→ DIRECTIVE
Output the material beneath this task exactly, images excluded.
Begin SUPPLIED MATERIAL
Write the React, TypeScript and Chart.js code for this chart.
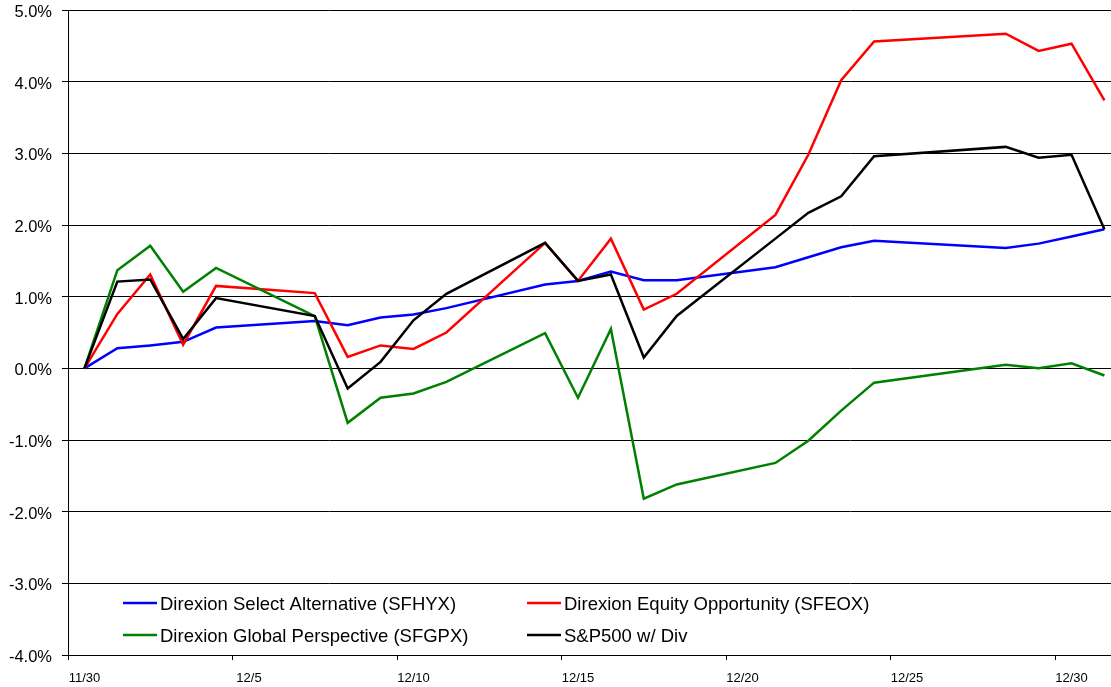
import React, { useEffect, useRef } from 'react';
import { Chart, registerables } from 'chart.js';

Chart.register(...registerables);

// Trading dates (11/30 to 12/31)
const dates = ['11/30', '12/1', '12/2', '12/3', '12/4', '12/7', '12/8', '12/9', '12/10', '12/11', '12/14', '12/15', '12/16', '12/17', '12/18', '12/21', '12/22', '12/23', '12/24', '12/28', '12/29', '12/30', '12/31'];

// Cumulative returns, percent
const sfhyx = [0, 0.28, 0.32, 0.37, 0.57, 0.66, 0.60, 0.71, 0.75, 0.84, 1.17, 1.22, 1.35, 1.23, 1.23, 1.41, 1.55, 1.69, 1.78, 1.68, 1.74, 1.84, 1.94];
const sfeox = [0, 0.76, 1.31, 0.33, 1.15, 1.05, 0.16, 0.32, 0.27, 0.50, 1.75, 1.22, 1.81, 0.82, 1.04, 2.14, 2.98, 4.02, 4.56, 4.67, 4.43, 4.53, 3.74];
const sfgpx = [0, 1.37, 1.71, 1.07, 1.40, 0.73, -0.76, -0.41, -0.35, -0.19, 0.49, -0.41, 0.55, -1.82, -1.62, -1.32, -1.01, -0.59, -0.20, 0.05, 0.00, 0.07, -0.10];
const sp500 = [0, 1.21, 1.24, 0.41, 0.98, 0.73, -0.28, 0.09, 0.67, 1.04, 1.75, 1.22, 1.31, 0.15, 0.73, 1.81, 2.17, 2.40, 2.96, 3.09, 2.94, 2.98, 1.94];

const seriesLabels = ['Direxion Select Alternative (SFHYX)', 'Direxion Equity Opportunity (SFEOX)', 'Direxion Global Perspective (SFGPX)', 'S&P500 w/ Div'];
const seriesColors = ['#0000FF', '#FF0000', '#008000', '#000000'];

const xTickLabels = ['11/30', '12/5', '12/10', '12/15', '12/20', '12/25', '12/30'];
const yTickValues = [-4, -3, -2, -1, 0, 1, 2, 3, 4, 5];

const FONT = "'Liberation Sans', Arial, Helvetica, sans-serif";

function dayIndex(s: string): number {
  const [m, d] = s.split('/').map(Number);
  const base = Date.UTC(2009, 10, 30);
  const t = Date.UTC(2009, m - 1, d);
  return Math.round((t - base) / 86400000);
}

const legendPlugin = {
  id: 'insideLegend',
  afterDraw(chart: any) {
    const ctx = chart.ctx;
    const cols = [123, 527];
    const rows = [603, 635];
    ctx.save();
    chart.data.datasets.forEach((ds: any, i: number) => {
      const x = cols[i % 2];
      const y = rows[Math.floor(i / 2)];
      ctx.strokeStyle = ds.borderColor;
      ctx.lineWidth = 2.5;
      ctx.beginPath();
      ctx.moveTo(x, y);
      ctx.lineTo(x + 34, y);
      ctx.stroke();
      ctx.fillStyle = '#000';
      ctx.font = `18.5px ${FONT}`;
      ctx.textBaseline = 'middle';
      ctx.textAlign = 'left';
      ctx.fillText(ds.label, x + 37, y + 2);
    });
    ctx.restore();
  },
};

export default function App() {
  const ref = useRef<HTMLCanvasElement | null>(null);

  useEffect(() => {
    if (!ref.current) return;
    const allSeries = [sfhyx, sfeox, sfgpx, sp500];
    const orders = [3, 2, 1, 0];
    const datasets = allSeries.map((vals, i) => ({
      label: seriesLabels[i],
      data: vals.map((v, j) => ({ x: dayIndex(dates[j]) + 0.5, y: v })),
      borderColor: seriesColors[i],
      backgroundColor: seriesColors[i],
      borderWidth: 2.5,
      pointRadius: 0,
      tension: 0,
      fill: false,
      order: orders[i],
    }));

    const chart = new Chart(ref.current, {
      type: 'line',
      data: { datasets },
      plugins: [legendPlugin],
      options: {
        responsive: false,
        animation: false,
        devicePixelRatio: 1,
        layout: { padding: { top: 10, left: 0, right: 0, bottom: 0 } },
        plugins: {
          legend: { display: false },
          tooltip: { enabled: false },
          title: { display: false },
        },
        scales: {
          x: {
            type: 'linear',
            min: 0,
            max: 31.7,
            afterBuildTicks: (scale: any) => {
              scale.ticks = xTickLabels.map((_, i) => ({ value: i * 5 }));
            },
            afterFit: (scale: any) => {
              scale.height = 32;
              scale.paddingLeft = 0;
              scale.paddingRight = 0;
            },
            ticks: {
              autoSkip: false,
              maxRotation: 0,
              minRotation: 0,
              padding: 11,
              labelOffset: 16.45,
              color: '#000',
              font: { family: FONT, size: 13 },
              callback: (v: any) => {
                const idx = Math.round(Number(v) / 5);
                return xTickLabels[idx] ?? '';
              },
            },
            grid: {
              drawOnChartArea: false,
              drawTicks: true,
              tickLength: 5,
              color: '#000',
              lineWidth: 1,
            },
            border: { display: true, color: '#000', width: 1 },
          },
          y: {
            type: 'linear',
            min: -4,
            max: 5,
            afterBuildTicks: (scale: any) => {
              scale.ticks = yTickValues.map((v) => ({ value: v }));
            },
            afterFit: (scale: any) => {
              scale.width = 68;
              scale.paddingTop = 0;
              scale.paddingBottom = 0;
            },
            ticks: {
              padding: 10,
              labelOffset: 2.5,
              color: '#000',
              font: { family: FONT, size: 16.5 },
              callback: (v: any) => Number(v).toFixed(1) + '%',
            },
            grid: {
              drawOnChartArea: true,
              drawTicks: true,
              tickLength: 6,
              color: '#000',
              lineWidth: 1,
            },
            border: { display: true, color: '#000', width: 1 },
          },
        },
      },
    } as any);

    return () => chart.destroy();
  }, []);

  return (
    <div style={{ position: 'absolute', left: 0, top: 0, width: 1111, height: 687, background: '#fff' }}>
      <canvas ref={ref} width={1111} height={687} style={{ display: 'block' }} />
    </div>
  );
}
End SUPPLIED MATERIAL
→ WORKED SOLUTION
Write the React, TypeScript and Chart.js code for this chart.
import React, { useEffect, useRef } from 'react';
import { Chart, registerables } from 'chart.js';

Chart.register(...registerables);

// Trading dates (11/30 to 12/31)
const dates = ['11/30', '12/1', '12/2', '12/3', '12/4', '12/7', '12/8', '12/9', '12/10', '12/11', '12/14', '12/15', '12/16', '12/17', '12/18', '12/21', '12/22', '12/23', '12/24', '12/28', '12/29', '12/30', '12/31'];

// Cumulative returns, percent
const sfhyx = [0, 0.28, 0.32, 0.37, 0.57, 0.66, 0.60, 0.71, 0.75, 0.84, 1.17, 1.22, 1.35, 1.23, 1.23, 1.41, 1.55, 1.69, 1.78, 1.68, 1.74, 1.84, 1.94];
const sfeox = [0, 0.76, 1.31, 0.33, 1.15, 1.05, 0.16, 0.32, 0.27, 0.50, 1.75, 1.22, 1.81, 0.82, 1.04, 2.14, 2.98, 4.02, 4.56, 4.67, 4.43, 4.53, 3.74];
const sfgpx = [0, 1.37, 1.71, 1.07, 1.40, 0.73, -0.76, -0.41, -0.35, -0.19, 0.49, -0.41, 0.55, -1.82, -1.62, -1.32, -1.01, -0.59, -0.20, 0.05, 0.00, 0.07, -0.10];
const sp500 = [0, 1.21, 1.24, 0.41, 0.98, 0.73, -0.28, 0.09, 0.67, 1.04, 1.75, 1.22, 1.31, 0.15, 0.73, 1.81, 2.17, 2.40, 2.96, 3.09, 2.94, 2.98, 1.94];

const seriesLabels = ['Direxion Select Alternative (SFHYX)', 'Direxion Equity Opportunity (SFEOX)', 'Direxion Global Perspective (SFGPX)', 'S&P500 w/ Div'];
const seriesColors = ['#0000FF', '#FF0000', '#008000', '#000000'];

const xTickLabels = ['11/30', '12/5', '12/10', '12/15', '12/20', '12/25', '12/30'];
const yTickValues = [-4, -3, -2, -1, 0, 1, 2, 3, 4, 5];

const FONT = "'Liberation Sans', Arial, Helvetica, sans-serif";

function dayIndex(s: string): number {
  const [m, d] = s.split('/').map(Number);
  const base = Date.UTC(2009, 10, 30);
  const t = Date.UTC(2009, m - 1, d);
  return Math.round((t - base) / 86400000);
}

const legendPlugin = {
  id: 'insideLegend',
  afterDraw(chart: any) {
    const ctx = chart.ctx;
    const cols = [123, 527];
    const rows = [603, 635];
    ctx.save();
    chart.data.datasets.forEach((ds: any, i: number) => {
      const x = cols[i % 2];
      const y = rows[Math.floor(i / 2)];
      ctx.strokeStyle = ds.borderColor;
      ctx.lineWidth = 2.5;
      ctx.beginPath();
      ctx.moveTo(x, y);
      ctx.lineTo(x + 34, y);
      ctx.stroke();
      ctx.fillStyle = '#000';
      ctx.font = `18.5px ${FONT}`;
      ctx.textBaseline = 'middle';
      ctx.textAlign = 'left';
      ctx.fillText(ds.label, x + 37, y + 2);
    });
    ctx.restore();
  },
};

export default function App() {
  const ref = useRef<HTMLCanvasElement | null>(null);

  useEffect(() => {
    if (!ref.current) return;
    const allSeries = [sfhyx, sfeox, sfgpx, sp500];
    const orders = [3, 2, 1, 0];
    const datasets = allSeries.map((vals, i) => ({
      label: seriesLabels[i],
      data: vals.map((v, j) => ({ x: dayIndex(dates[j]) + 0.5, y: v })),
      borderColor: seriesColors[i],
      backgroundColor: seriesColors[i],
      borderWidth: 2.5,
      pointRadius: 0,
      tension: 0,
      fill: false,
      order: orders[i],
    }));

    const chart = new Chart(ref.current, {
      type: 'line',
      data: { datasets },
      plugins: [legendPlugin],
      options: {
        responsive: false,
        animation: false,
        devicePixelRatio: 1,
        layout: { padding: { top: 10, left: 0, right: 0, bottom: 0 } },
        plugins: {
          legend: { display: false },
          tooltip: { enabled: false },
          title: { display: false },
        },
        scales: {
          x: {
            type: 'linear',
            min: 0,
            max: 31.7,
            afterBuildTicks: (scale: any) => {
              scale.ticks = xTickLabels.map((_, i) => ({ value: i * 5 }));
            },
            afterFit: (scale: any) => {
              scale.height = 32;
              scale.paddingLeft = 0;
              scale.paddingRight = 0;
            },
            ticks: {
              autoSkip: false,
              maxRotation: 0,
              minRotation: 0,
              padding: 11,
              labelOffset: 16.45,
              color: '#000',
              font: { family: FONT, size: 13 },
              callback: (v: any) => {
                const idx = Math.round(Number(v) / 5);
                return xTickLabels[idx] ?? '';
              },
            },
            grid: {
              drawOnChartArea: false,
              drawTicks: true,
              tickLength: 5,
              color: '#000',
              lineWidth: 1,
            },
            border: { display: true, color: '#000', width: 1 },
          },
          y: {
            type: 'linear',
            min: -4,
            max: 5,
            afterBuildTicks: (scale: any) => {
              scale.ticks = yTickValues.map((v) => ({ value: v }));
            },
            afterFit: (scale: any) => {
              scale.width = 68;
              scale.paddingTop = 0;
              scale.paddingBottom = 0;
            },
            ticks: {
              padding: 10,
              labelOffset: 2.5,
              color: '#000',
              font: { family: FONT, size: 16.5 },
              callback: (v: any) => Number(v).toFixed(1) + '%',
            },
            grid: {
              drawOnChartArea: true,
              drawTicks: true,
              tickLength: 6,
              color: '#000',
              lineWidth: 1,
            },
            border: { display: true, color: '#000', width: 1 },
          },
        },
      },
    } as any);

    return () => chart.destroy();
  }, []);

  return (
    <div style={{ position: 'absolute', left: 0, top: 0, width: 1111, height: 687, background: '#fff' }}>
      <canvas ref={ref} width={1111} height={687} style={{ display: 'block' }} />
    </div>
  );
}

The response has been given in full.